Ce véhicule qu’il séquestre est bel et bien destiné au pool enquêteur.
C’est regrettable d’en arriver là.
Pour la conscience collective, lorsqu’un ministre fait un bras de fer avec un technicien, ça n’a même pas de sens.
Kongossanews : Votre salaire est bloqué depuis quelque temps déjà. On croirait une cabale.
Serge Olivier Nzikoue : Vous avez tout dit. Il s’agit désormais d’un débat de personnes. Tout ceci ne se justifie pas. Le pire c’est qu’on décide même un beau matin comme ça de bloquer les vies de jeunes gabonais qui ne demandent qu’à travailler pour leur pays. C’est dommage.
Kongossanews : Votre mot de fin.
Serge Olivier Nzikoue : En saisissant le directeur général de la fonction Publique dernièrement, ce dernier a répondu que les régularisations se feront mais que ce n’était pas urgent.

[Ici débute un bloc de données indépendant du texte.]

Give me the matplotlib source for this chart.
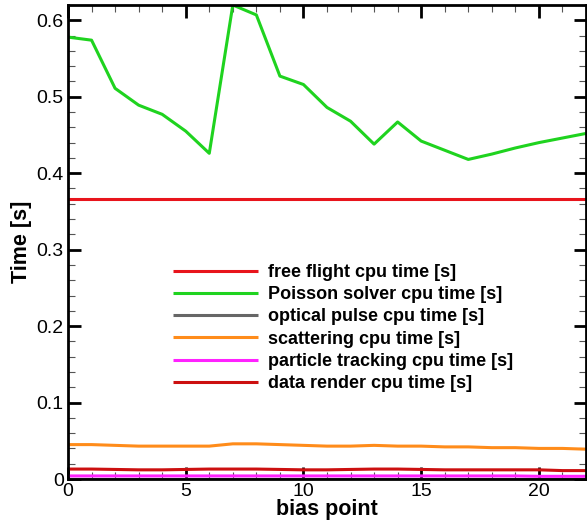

Cette réponse ne satisfait pas les agents et moi non plus.
Nos dossiers font partie des priorités, comme c’est le cas pour la santé, l’éducation et bien d’autres.
Ces pesanteurs sont causées par le ministre et il est important de rappeler que si jamais le Gabon était blacklisté pour n’avoir pas répondu positivement aux recommandations de l’OACI, cet échec sera imputé au chef de l’État.
Puisqu’il en est ainsi, nous allons désormais solliciter l’arbitrage du chef de l’État et du premier ministre.